Our aim is to protect European taxpayers from a repeat of the dark days of autumn 2008, when governments had to pour billions of euros into the banks, European Commission President Jose Manuel Barroso said in a statement on Wednesday.

The European system can also inspire a global one and we will argue for that in Pittsburgh, he added, referring to the meeting of large G20 nations later this week.

The laws, which also include the creation of a separate supervisor for insurers and markets, are set to give more say than ever to European institutions as Brussels tightens its grip on an industry blamed by many for triggering the economic slump.

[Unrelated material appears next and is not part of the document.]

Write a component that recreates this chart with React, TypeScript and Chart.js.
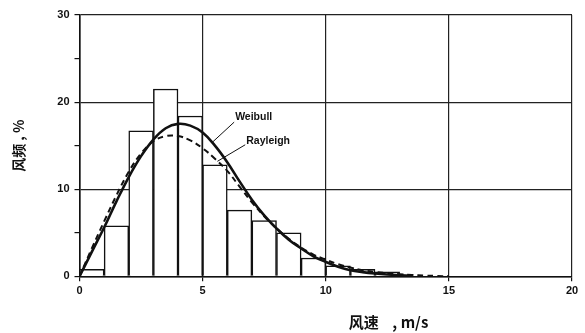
import React, { useEffect, useRef } from "react";
import { Chart, registerables } from "chart.js";

Chart.register(...registerables);

// Histogram bins (m/s) and measured frequency (%)
const binCenters = [0.5, 1.5, 2.5, 3.5, 4.5, 5.5, 6.5, 7.5, 8.5, 9.5, 10.5, 11.5, 12.5];
const binFreq = [0.8, 5.8, 16.7, 21.5, 18.4, 12.8, 7.6, 6.4, 5.0, 2.1, 1.2, 0.8, 0.5];

// Fitted curves
const weibullX = [0, 0.5, 1, 1.5, 2, 2.5, 3, 3.5, 4, 4.5, 5, 5.5, 6, 6.5, 7, 7.5, 8, 8.5, 9, 9.5, 10, 10.5, 11, 11.5, 12, 12.5, 13, 13.5];
const weibullY = [0, 2.8, 5.6, 8.6, 11.4, 13.8, 15.7, 17.0, 17.5, 17.3, 16.5, 15.0, 13.1, 10.9, 8.8, 7.0, 5.5, 4.2, 3.2, 2.3, 1.65, 1.1, 0.7, 0.48, 0.32, 0.2, 0.12, 0.05];
const rayleighX = [0, 0.5, 1, 1.5, 2, 2.5, 3, 3.5, 4, 4.5, 5, 5.5, 6, 6.5, 7, 7.5, 8, 8.5, 9, 9.5, 10, 10.5, 11, 11.5, 12, 12.5, 13, 13.5, 14, 14.5, 15];
const rayleighY = [0, 3.2, 6.3, 9.3, 12.0, 14.1, 15.5, 16.1, 16.1, 15.6, 14.7, 13.5, 12.1, 10.3, 8.5, 6.9, 5.5, 4.3, 3.3, 2.5, 1.9, 1.4, 1.0, 0.7, 0.5, 0.35, 0.24, 0.15, 0.08, 0.04, 0];

const xTicks = [0, 5, 10, 15, 20];
const yTicks = [0, 10, 20, 30];

const xTitle = "风速    , m/s";
const yTitle = "风频 , %";

// Curve labels and leader lines (data coordinates)
const labels = [
  { text: "Weibull", x: 6.32, y: 18.3, lx1: 6.28, ly1: 17.7, lx2: 5.4, ly2: 15.4 },
  { text: "Rayleigh", x: 6.77, y: 15.5, lx1: 6.73, ly1: 15.1, lx2: 5.6, ly2: 13.2 },
];

const FONT = "'Liberation Sans', Arial, sans-serif";

export default function App() {
  const ref = useRef<HTMLCanvasElement | null>(null);

  useEffect(() => {
    if (!ref.current) return;

    const annotate = {
      id: "annotate",
      afterDatasetsDraw(chart: any) {
        const { ctx, scales } = chart;
        const xs = scales.x;
        const ys = scales.y;
        ctx.save();
        ctx.fillStyle = "#111";
        ctx.strokeStyle = "#111";
        ctx.lineWidth = 1;
        ctx.font = `bold 10.5px ${FONT}`;
        ctx.textBaseline = "middle";
        ctx.textAlign = "left";
        for (const l of labels) {
          ctx.fillText(l.text, xs.getPixelForValue(l.x), ys.getPixelForValue(l.y));
          ctx.beginPath();
          ctx.moveTo(xs.getPixelForValue(l.lx1), ys.getPixelForValue(l.ly1));
          ctx.lineTo(xs.getPixelForValue(l.lx2), ys.getPixelForValue(l.ly2));
          ctx.stroke();
        }
        // x axis title
        ctx.font = `bold 15px 'Noto Sans CJK SC', ${FONT}`;
        ctx.textAlign = "center";
        ctx.fillText(xTitle, xs.getPixelForValue(12.55), 322);
        ctx.restore();
      },
    };

    const chart = new Chart(ref.current, {
      type: "bar",
      data: {
        datasets: [
          {
            type: "line",
            label: "Weibull",
            data: weibullX.map((x, i) => ({ x, y: weibullY[i] })),
            borderColor: "#111",
            borderWidth: 2.6,
            pointRadius: 0,
            tension: 0.4,
            fill: false,
            order: 1,
          } as any,
          {
            type: "line",
            label: "Rayleigh",
            data: rayleighX.map((x, i) => ({ x, y: rayleighY[i] })),
            borderColor: "#111",
            borderWidth: 2,
            borderDash: [6, 4],
            pointRadius: 0,
            tension: 0.4,
            fill: false,
            order: 2,
          } as any,
          {
            type: "bar",
            label: "freq",
            data: binCenters.map((x, i) => ({ x, y: binFreq[i] })),
            backgroundColor: "#fff",
            borderColor: "#111",
            borderWidth: 1.5,
            barPercentage: 1,
            categoryPercentage: 1,
            order: 3,
          } as any,
        ],
      },
      options: {
        responsive: false,
        animation: false,
        layout: { padding: { top: 15, right: 13, left: 0, bottom: 0 } },
        plugins: { legend: { display: false }, tooltip: { enabled: false } },
        scales: {
          x: {
            type: "linear",
            min: 0,
            max: 20,
            offset: false,
            afterFit: (s: any) => {
              s.height = 56.7;
            },
            afterBuildTicks: (s: any) => {
              s.ticks = xTicks.map((v) => ({ value: v }));
            },
            grid: {
              offset: false,
              color: "#222",
              lineWidth: 1.2,
              tickColor: "#111",
              tickLength: 5,
              drawTicks: true,
            },
            border: { color: "#111", width: 1.6 },
            ticks: {
              color: "#111",
              padding: 3,
              maxRotation: 0,
              font: { family: FONT, size: 11, weight: "bold" },
            },
          },
          y: {
            type: "linear",
            min: 0,
            max: 30,
            afterFit: (s: any) => {
              s.width = 79.5;
            },
            ticks: {
              stepSize: 5,
              color: "#111",
              padding: 5,
              font: { family: FONT, size: 11, weight: "bold" },
              callback: (v: any) => (yTicks.includes(v) ? String(v) : ""),
            },
            grid: {
              offset: false,
              color: (c: any) => (c.tick && c.tick.value % 10 === 0 ? "#222" : "rgba(0,0,0,0)"),
              lineWidth: 1.2,
              tickColor: "#111",
              tickLength: 5,
              drawTicks: true,
            },
            border: { color: "#111", width: 1.6 },
            title: {
              display: true,
              text: yTitle,
              color: "#111",
              padding: { top: 10, bottom: 4 },
              font: { family: `'Noto Sans CJK SC', ${FONT}`, size: 14, weight: "bold" },
            },
          },
        },
      },
      plugins: [annotate],
    });

    return () => chart.destroy();
  }, []);

  return (
    <div style={{ position: "absolute", left: 0, top: 0, width: 585, height: 333, background: "#fff" }}>
      <canvas ref={ref} width={585} height={333} />
    </div>
  );
}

The blueprint, which was been broadly agreed on by EU leaders earlier this year, could erode the authority of Britain, which is fighting to keep control over the centerpiece of its economy, the City of London.

Paul Myners, Britain's Financial Services Secretary to the Treasury, signaled that the new watchdogs should not be given more power than was foreseen in June, when Britain and other EU countries agreed to establish the new supervisors.

There is widespread skepticism in Britain about the raft of fresh financial rules that many there see as a German-Franco bid to undermine the City of London.

There is a narrowing of differences between the UK and EU positions on the point of supervision and regulation, said Simon Tilford, chief economist with think-tank the Center for European Reform.

Nonetheless, the UK's concern about the competitiveness of the City is legitimate. And we need to be sure that the new regulations, such as on supervision, are not motivated by a political desire to undermine the City's position.

BREAK-THROUGH

Economic and Monetary Affairs Commissioner Joaquin Almunia hailed the new system as a major breakthrough. The law puts Europe ahead of the United States, which is still bogged down in a dispute with lawmakers as to whether it should give similar watchdog powers to the Federal Reserve.

Almunia said the new European Systemic Risk Board would spot risks that had previously been ignored, such as the rapid rise in borrowing in foreign currencies that happened in the run-up to the financial crisis.

Charlie McCreevy, the EU's internal market commissioner, called on the European parliament and national governments to act fast so that the new watchdogs would be in place by this time next year.

Overhauling the way Europe's banks and financial services are policed is part of a raft of laws ranging from the curbing of banker bonuses to forcing lenders to make greater financial provisions for hard times.

Backing from Britain -- home to Europe's biggest financial center, the City of London -- will be crucial to plans to set up the new structures by the end of next year.

Britain is nervous because the laws will give more say to European institutions. The risk board, for example, which would be staffed by the European Central Bank and based in the German city of Frankfurt, is likely to have wide-ranging powers.

It will be able to issue warnings, instructing countries on how to tackle risks to the financial system.

Diplomatic sources said Bank of England Governor Mervyn King could be given a prominent role in the new system to win British backing for the plan.